# GIVEN DATA
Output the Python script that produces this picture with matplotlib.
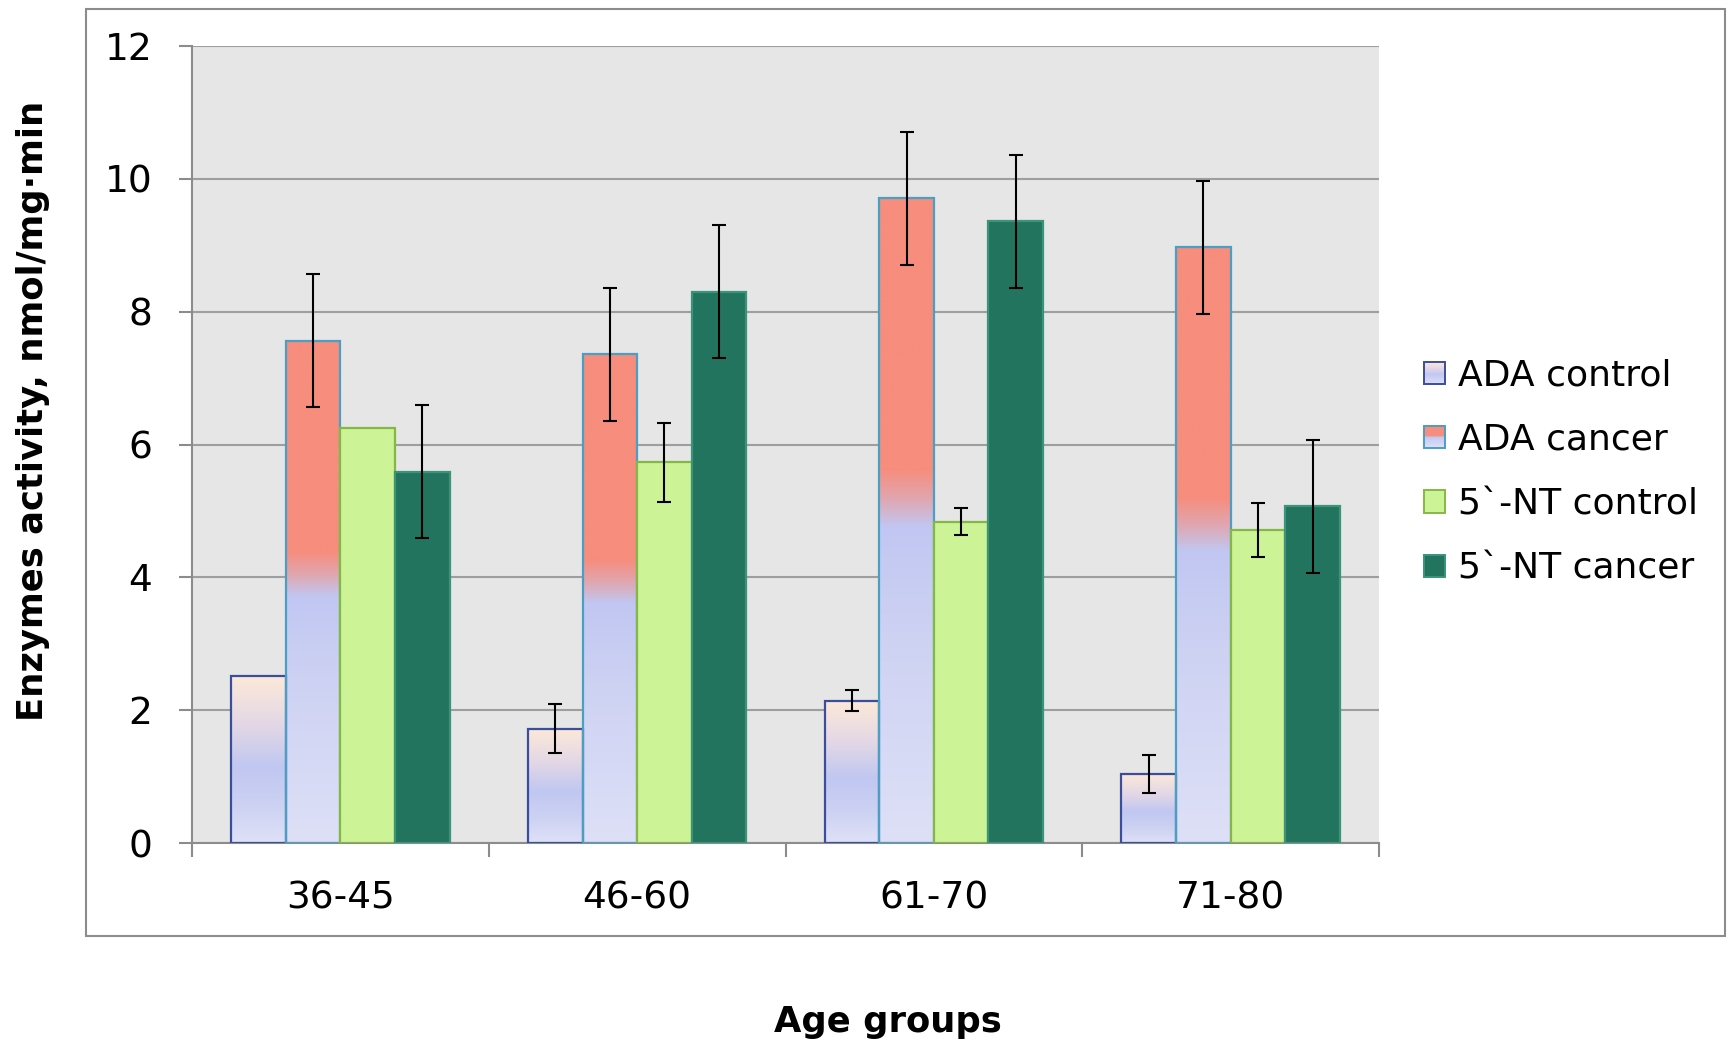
import numpy as np
import matplotlib
matplotlib.use("Agg")
import matplotlib.pyplot as plt
from matplotlib.colors import LinearSegmentedColormap
from matplotlib.patches import Rectangle
from matplotlib.legend_handler import HandlerBase

# ---------------- data ----------------
age_groups = ["36-45", "46-60", "61-70", "71-80"]
series_names = ["ADA control", "ADA cancer", "5`-NT control", "5`-NT cancer"]
ada_control = [2.52, 1.72, 2.14, 1.04]
ada_control_err = [np.nan, 0.37, 0.16, 0.29]
ada_cancer = [7.56, 7.36, 9.71, 8.97]
ada_cancer_err = [1.0, 1.0, 1.0, 1.0]
nt_control = [6.25, 5.73, 4.84, 4.71]
nt_control_err = [np.nan, 0.6, 0.2, 0.41]
nt_cancer = [5.59, 8.30, 9.36, 5.07]
nt_cancer_err = [1.0, 1.0, 1.0, 1.0]
y_ticks = [0, 2, 4, 6, 8, 10, 12]

# ---------------- style ----------------
plt.rcParams['font.family'] = ['DejaVu Sans']
W, H = 1728, 1041
fig = plt.figure(figsize=(W / 100, H / 100), dpi=100)
ax = fig.add_axes([192 / W, 1 - 843 / H, (1379 - 192) / W, (843 - 46) / H])
ax.set_facecolor('#E6E6E6')

cmap_ctrl = LinearSegmentedColormap.from_list(
    'ctrl', [(0.0, '#DEE1F7'), (0.22, '#CDD2F3'), (0.45, '#C0C7F1'),
             (0.7, '#E3D7E6'), (1.0, '#FDE9D8')])
cmap_canc = LinearSegmentedColormap.from_list(
    'canc', [(0.0, '#DEE0F7'), (0.3, '#CFD3F3'), (0.49, '#C1C7F2'),
             (0.535, '#E0A6AE'), (0.58, '#F78D7C'), (1.0, '#F78D7C')])

series = [
    dict(vals=ada_control, err=ada_control_err, cmap=cmap_ctrl, face=None, edge='#3B4E9C'),
    dict(vals=ada_cancer, err=ada_cancer_err, cmap=cmap_canc, face=None, edge='#4B9FC2'),
    dict(vals=nt_control, err=nt_control_err, cmap=None, face='#CCF396', edge='#84B846'),
    dict(vals=nt_cancer, err=nt_cancer_err, cmap=None, face='#23745E', edge='#3A9479'),
]

x = np.arange(len(age_groups))
bw = 0.184
offsets = (np.arange(4) - 1.5) * bw
grad = np.linspace(0, 1, 256).reshape(-1, 1)

for s, off in zip(series, offsets):
    face = s['face'] if s['face'] else 'none'
    bars = ax.bar(x + off, s['vals'], width=bw, facecolor=face, edgecolor=s['edge'],
                  linewidth=1.6, zorder=3)
    if s['cmap'] is not None:
        for p in bars:
            x0, w, h = p.get_x(), p.get_width(), p.get_height()
            im = ax.imshow(grad, cmap=s['cmap'], origin='lower', aspect='auto',
                           extent=[x0, x0 + w, 0, h], zorder=2.5, interpolation='bilinear')
            im.set_clip_path(p)
    err = np.array(s['err'], dtype=float)
    ok = ~np.isnan(err)
    ax.errorbar((x + off)[ok], np.array(s['vals'])[ok], yerr=err[ok], fmt='none',
                ecolor='black', elinewidth=1.5, capsize=4.7, capthick=1.5, zorder=5)

ax.set_xlim(-0.5, len(age_groups) - 0.5)
ax.set_ylim(0, 12)
ax.set_yticks(y_ticks)
ax.set_yticklabels([str(t) for t in y_ticks])
ax.yaxis.grid(True, color='#9E9E9E', linewidth=1.5, zorder=1)
ax.set_axisbelow(True)

# x: ticks at category boundaries, labels centered
ax.set_xticks(np.arange(len(age_groups) + 1) - 0.5)
ax.set_xticklabels([])
ax.set_xticks(x, minor=True)
ax.set_xticklabels(age_groups, minor=True)
ax.tick_params(axis='x', which='major', length=10, width=1.5, color='#8C8C8C', direction='out')
ax.tick_params(axis='x', which='minor', length=0, pad=27, labelsize=27)
ax.tick_params(axis='y', length=9.5, width=1.5, color='#8C8C8C', direction='out', pad=19, labelsize=27)

for side in ['top', 'right']:
    ax.spines[side].set_visible(False)
for side in ['left', 'bottom']:
    ax.spines[side].set_color('#8C8C8C')
    ax.spines[side].set_linewidth(1.5)

# axis titles
fig.text(33 / W, 1 - 411 / H, 'Enzymes activity, nmol/mg·min', rotation=90,
         ha='center', va='center', fontsize=25.5, fontweight='bold')
fig.text(888 / W, 1 - 1032 / H, 'Age groups', ha='center', va='baseline',
         fontsize=25.5, fontweight='bold')

# outer frame
fig.patches.append(Rectangle((86 / W, 1 - 936 / H), (1725 - 86) / W, (936 - 9) / H,
                             transform=fig.transFigure, fill=False,
                             edgecolor='#8C8C8C', linewidth=1.5))


# legend with gradient swatches
class GradHandler(HandlerBase):
    def __init__(self, cmap, edge):
        super().__init__()
        self.cmap = cmap
        self.edge = edge

    def create_artists(self, legend, orig_handle, xdescent, ydescent, width, height,
                       fontsize, trans):
        arts = []
        n = 20
        for i in range(n):
            c = self.cmap((i + 0.5) / n)
            arts.append(Rectangle((-xdescent, -ydescent + height * i / n), width,
                                  height / n + 0.3, facecolor=c, edgecolor='none',
                                  transform=trans))
        arts.append(Rectangle((-xdescent, -ydescent), width, height, facecolor='none',
                              edgecolor=self.edge, linewidth=1.4, transform=trans))
        return arts


handles = []
hmap = {}
for s, name in zip(series, series_names):
    if s['cmap'] is not None:
        h = Rectangle((0, 0), 1, 1, label=name)
        hmap[h] = GradHandler(s['cmap'], s['edge'])
    else:
        h = Rectangle((0, 0), 1, 1, facecolor=s['face'], edgecolor=s['edge'],
                      linewidth=1.4, label=name)
    handles.append(h)

fig.legend(handles=handles, labels=series_names, handler_map=hmap,
           loc='center left', bbox_to_anchor=(1424 / W, 1 - 472 / H),
           frameon=False, fontsize=26, handlelength=0.58, handleheight=0.58,
           handletextpad=0.36, labelspacing=0.84, borderpad=0, borderaxespad=0)

fig.savefig('out.png', dpi=100)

# AIM
Write out, word for word, the lines from the start of the data through the one holding "from matplotlib.legend_handler import". Omit pictures.

# SOLUTION TO THIS EXERCISE
Output the Python script that produces this picture with matplotlib.
import numpy as np
import matplotlib
matplotlib.use("Agg")
import matplotlib.pyplot as plt
from matplotlib.colors import LinearSegmentedColormap
from matplotlib.patches import Rectangle
from matplotlib.legend_handler import HandlerBase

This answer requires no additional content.